Keith Phillips: Great questions. Listen, I think certainly we’re focused on hydroxide. The people we’re speaking to need hydroxide and some lithium carbonate as well. But, most of the spodumene in the world would go into hydroxide, we certainly think is the right thing for the US market. So we’re hydroxide all the time. I would say, parties – I’d say the principal area focus for people, frankly, is America. I mean, we’re in Tennessee in the southeastern US surrounded by EV plants that are being built, cathode plants are being built in Tennessee, South Carolina and elsewhere. With the backing of the Inflation Reduction Act, everybody, the big Korean battery companies, the big US and foreign OEMs, they all want to be here, they need to be here in scale, there’s just going to be a dearth of lithium hydroxide available domestically.
That’s a problem. Even without the IRA, that’s a problem. But with the IRA and with the benefits of having domestic supply, it’s a big issue. Adding to that, within the IRA, there’s the 45x tax credit, which makes American taxpaying entities that gives a tax benefit to American projects is very substantial, more so than if the project were in Australia or Canada or somewhere else.
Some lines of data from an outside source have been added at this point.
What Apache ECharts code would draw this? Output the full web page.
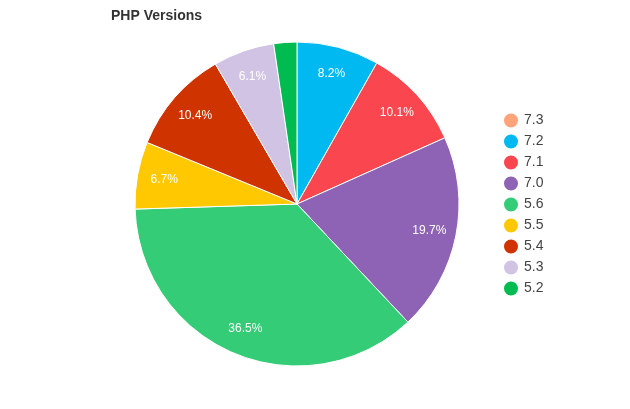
<!DOCTYPE html>
<html><head><meta charset="utf-8">
<script src="https://cdn.jsdelivr.net/npm/echarts@6/dist/echarts.min.js"></script>
<style>html,body{margin:0;padding:0;background:#fff}#c{width:630px;height:409px}</style>
</head><body><div id="c"></div>
<script>
const categories = ['7.3','7.2','7.1','7.0','5.6','5.5','5.4','5.3','5.2'];
const shares = [0, 8.2, 10.1, 19.7, 36.5, 6.7, 10.4, 6.1, 2.3];
const colors = ['#FFA47A','#00B9F1','#F9464F','#8E63B6','#34CC76','#FFC800','#CF3400','#D0C3E3','#00BC50'];

const mainData = categories.map((n,i)=>({name:n, value:shares[i], itemStyle:{color:colors[i]}}));
const labelData = categories.map((n,i)=>({name:n, value:shares[i], itemStyle:{color:'rgba(0,0,0,0)'},
  label:{show: shares[i] >= 5}}));

const chart = echarts.init(document.getElementById('c'), null, {renderer:'canvas'});
chart.setOption({
  animation:false,
  title:{text:'PHP Versions', left:106, top:4, textStyle:{fontSize:14, fontWeight:'bold', color:'#333', fontFamily:'Arial, Liberation Sans, sans-serif'}},
  legend:{orient:'vertical', left:497, top:'middle', icon:'circle', itemWidth:16, itemHeight:16, itemGap:3,
    textStyle:{fontSize:14, lineHeight:14, color:'#444', fontFamily:'Arial, Liberation Sans, sans-serif'},
    data:categories},
  series:[
    {type:'pie', center:[297,204], radius:[0,162], startAngle:90, clockwise:true,
     minAngle:0, avoidLabelOverlap:false, stillShowZeroSum:true,
     itemStyle:{borderColor:'#fff', borderWidth:1},
     label:{show:false}, labelLine:{show:false}, emphasis:{disabled:true},
     data:mainData},
    {type:'pie', center:[297,204], radius:[102,162], startAngle:90, clockwise:true,
     silent:true, avoidLabelOverlap:false, legendHoverLink:false,
     label:{position:'inside', color:'#fff', fontSize:12, fontFamily:'Arial, Liberation Sans, sans-serif',
       formatter: p => p.value.toFixed(1)+'%'},
     labelLine:{show:false}, emphasis:{disabled:true},
     data:labelData}
  ]
});
</script></body></html>
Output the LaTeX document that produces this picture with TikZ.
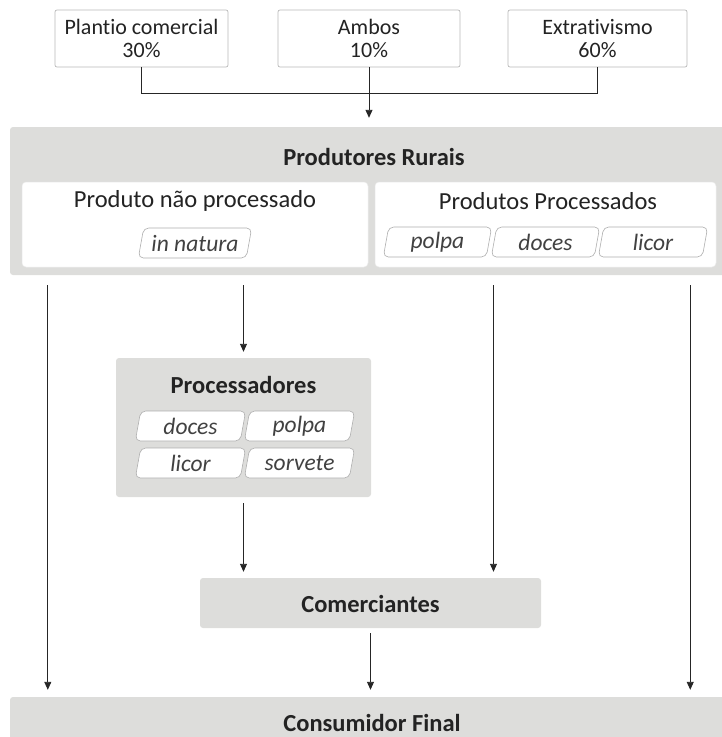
\documentclass[tikz,border=0pt]{standalone}
\usepackage{fontspec}
\setmainfont[Ligatures=NoCommon]{Carlito}
\usetikzlibrary{arrows.meta}
\definecolor{boxgray}{RGB}{221,221,219}
\definecolor{txt}{RGB}{35,35,35}
\definecolor{pilltxt}{RGB}{65,65,65}
\definecolor{edgegray}{RGB}{185,185,185}
\definecolor{pilledge}{RGB}{175,175,175}
\newcommand\pillbox[5]{%
  \draw[pillframe,shift={(#2,#3)},xslant=0.18] ({-#4/2},-15) rectangle ({#4/2},15);
  \node[pilltext] (#1) at (#2,#3) {#5};}
\begin{document}
\begin{tikzpicture}[x=1pt,y=-1pt,
  topbox/.style={draw=edgegray, line width=0.7pt, fill=white, rounded corners=2pt,
    inner sep=0pt, align=center, text=txt, font=\fontsize{22}{23}\selectfont},
  graybox/.style={fill=boxgray, rounded corners=3pt, inner sep=0pt},
  whitebox/.style={fill=white, draw=white!92!black, line width=0.5pt, rounded corners=4pt, inner sep=0pt},
  title/.style={text=txt, font=\fontsize{24.5}{28}\selectfont\bfseries, inner sep=0pt},
  header/.style={text=txt, font=\fontsize{24.5}{28}\selectfont, inner sep=0pt},
  pillframe/.style={draw=pilledge, fill=white, line width=0.6pt, rounded corners=5pt},
  pilltext/.style={text=pilltxt, font=\fontsize{23.5}{26}\selectfont\itshape, inner sep=0pt},
  arr/.style={draw=black!85, line width=0.9pt, -{Triangle[length=8pt,width=7pt]}},
  link/.style={draw=black!85, line width=0.9pt}
]
\useasboundingbox (0,0) rectangle (721,737);

% top boxes
\node[topbox, minimum width=173pt, minimum height=57pt] (plantio) at (141.5,38.5) {Plantio comercial\\30\%};
\node[topbox, minimum width=182pt, minimum height=57pt] (ambos) at (369,38.5) {Ambos\\10\%};
\node[topbox, minimum width=179pt, minimum height=57pt] (extra) at (597.5,38.5) {Extrativismo\\60\%};

% Produtores Rurais
\node[graybox, minimum width=730pt, minimum height=148pt] (prod) at (375,201) {};
\node[title] (prodt) at (374,157) {Produtores Rurais};
\node[whitebox, minimum width=346pt, minimum height=85pt] (np) at (195,224.5) {};
\node[whitebox, minimum width=341pt, minimum height=85pt] (pp) at (545.5,224.5) {};
\node[header] (npt) at (195,201) {Produto não processado};
\node[header] (ppt) at (548,201) {Produtos Processados};
\pillbox{innat}{195}{243}{108}{in natura}
\pillbox{polpa1}{437.5}{242}{103}{polpa}
\pillbox{doces1}{545.5}{242}{103}{doces}
\pillbox{licor1}{653}{242}{104}{licor}

% Processadores
\node[graybox, minimum width=255pt, minimum height=139pt] (proc) at (243.5,427.5) {};
\node[title] (proct) at (243.5,385) {Processadores};
\pillbox{doces2}{190.5}{426}{105}{doces}
\pillbox{polpa2}{299.5}{426}{105}{polpa}
\pillbox{licor2}{190.5}{463}{105}{licor}
\pillbox{sorv2}{299.5}{463}{105}{sorvete}

% Comerciantes
\node[graybox, minimum width=341pt, minimum height=50pt] (com) at (370.5,603) {};
\node[title] (comt) at (370.5,604) {Comerciantes};

% Consumidor Final
\node[graybox, minimum width=730pt, minimum height=70pt] (cons) at (375,732) {};
\node[title] (const) at (372,723) {Consumidor Final};

% connectors
\coordinate (jL) at (plantio.south |- 0,93);
\coordinate (jR) at (extra.south |- 0,93);
\draw[link] (plantio.south) -- (jL) -- (jR) -- (extra.south);
\draw[arr, shorten >=9pt] (ambos.south) -- (ambos.south |- prod.north);

\coordinate (cL) at ([xshift=38pt]prod.south west);
\coordinate (cR) at ([xshift=-26pt]pp.south east);
\coordinate (cM) at ([xshift=-52pt]pp.south);
\draw[arr, shorten <=10pt, shorten >=7pt] (cL) -- (cL |- cons.north);
\draw[arr, shorten <=18pt, shorten >=7pt] (cR) -- (cR |- cons.north);
\draw[arr, shorten <=10pt, shorten >=6pt] (prod.south -| proc.north) -- (proc.north);
\draw[arr, shorten <=18pt, shorten >=6pt] (cM) -- (cM |- com.north);
\draw[arr, shorten <=6pt, shorten >=6pt] (proc.south) -- (proc.south |- com.north);
\draw[arr, shorten <=5pt, shorten >=7pt] (com.south) -- (com.south |- cons.north);
\end{tikzpicture}
\end{document}
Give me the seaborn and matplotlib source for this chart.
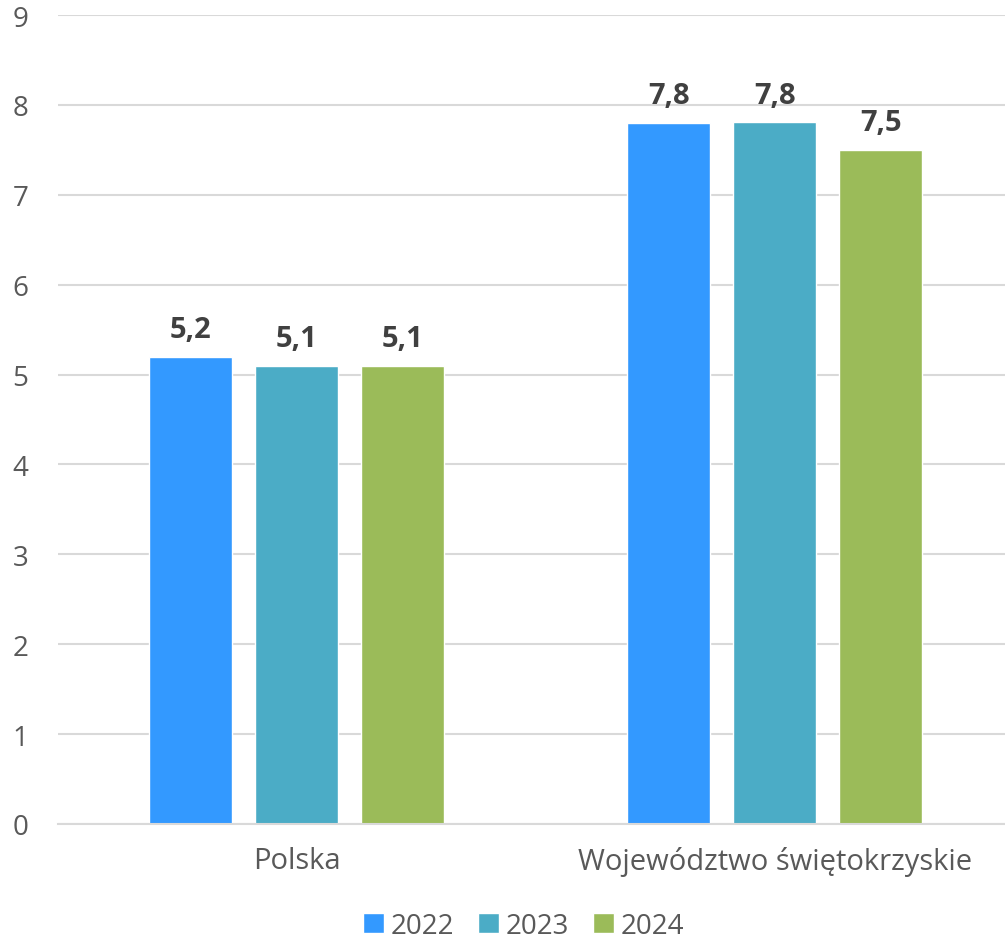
import matplotlib
matplotlib.use("Agg")
import matplotlib.pyplot as plt
import seaborn as sns
import pandas as pd
from matplotlib.patches import Patch

categories = ["Polska", "Województwo świętokrzyskie"]
years = ["2022", "2023", "2024"]
values_2022 = [5.2, 7.8]
values_2023 = [5.1, 7.81]
values_2024 = [5.1, 7.5]
labels_2022 = ["5,2", "7,8"]
labels_2023 = ["5,1", "7,8"]
labels_2024 = ["5,1", "7,5"]
colors = ["#3399FF", "#4BACC6", "#9BBB59"]

rows = []
for yr, vals in zip(years, [values_2022, values_2023, values_2024]):
    for c, v in zip(categories, vals):
        rows.append({"cat": c, "year": yr, "value": v})
df = pd.DataFrame(rows)

sns.set_theme(style="white")
plt.rcParams['font.family'] = ['Open Sans', 'DejaVu Sans']

fig = plt.figure(figsize=(10.05, 9.45), dpi=100)
ax = fig.add_axes([0.058, 0.127, 0.942, 0.856])
sns.barplot(data=df, x="cat", y="value", hue="year", order=categories, hue_order=years,
            palette=colors, width=0.665, gap=0.217, ax=ax, legend=False, saturation=1)

ax.set_ylim(0, 9)
ax.set_xlim(-0.499, 1.482)
ax.set_yticks(range(0, 10))
ax.yaxis.grid(True, color="#d9d9d9", linewidth=1.5)
ax.set_axisbelow(True)
for s in ["top", "right", "left"]:
    ax.spines[s].set_visible(False)
ax.spines["bottom"].set_color("#d9d9d9")
ax.spines["bottom"].set_linewidth(1.5)
ax.tick_params(axis="both", length=0, colors="#595959")
ax.tick_params(axis="y", labelsize=20, pad=33)
ax.tick_params(axis="x", labelsize=21, pad=16)
for t in ax.get_yticklabels():
    t.set_horizontalalignment("left")
ax.set_xlabel("")
ax.set_ylabel("")

for cont, labs in zip(ax.containers, [labels_2022, labels_2023, labels_2024]):
    ax.bar_label(cont, labels=labs, padding=9, fontsize=21, fontweight="bold", color="#404040")

handles = [Patch(facecolor=c, label=y) for c, y in zip(colors, years)]
fig.legend(handles=handles, loc="lower center", ncol=3, frameon=False, fontsize=20,
           bbox_to_anchor=(0.521, -0.022), handlelength=0.75, handleheight=0.75,
           handletextpad=0.25, columnspacing=0.85, labelcolor="#595959")

fig.savefig("out.png", dpi=100)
So, people are very excited about that, except they’re going to invest a lot of money in a big capital project, they want to make sure the economics makes sense. The final thing I’ll say about Tennessee, our experience selling spodumene has been really educational in terms of the importance of Tennessee. If you are spod seller or a spodumene concentrate today, the only buyers in terms of producing side, the only buyers of the Chinese converters, there are no others.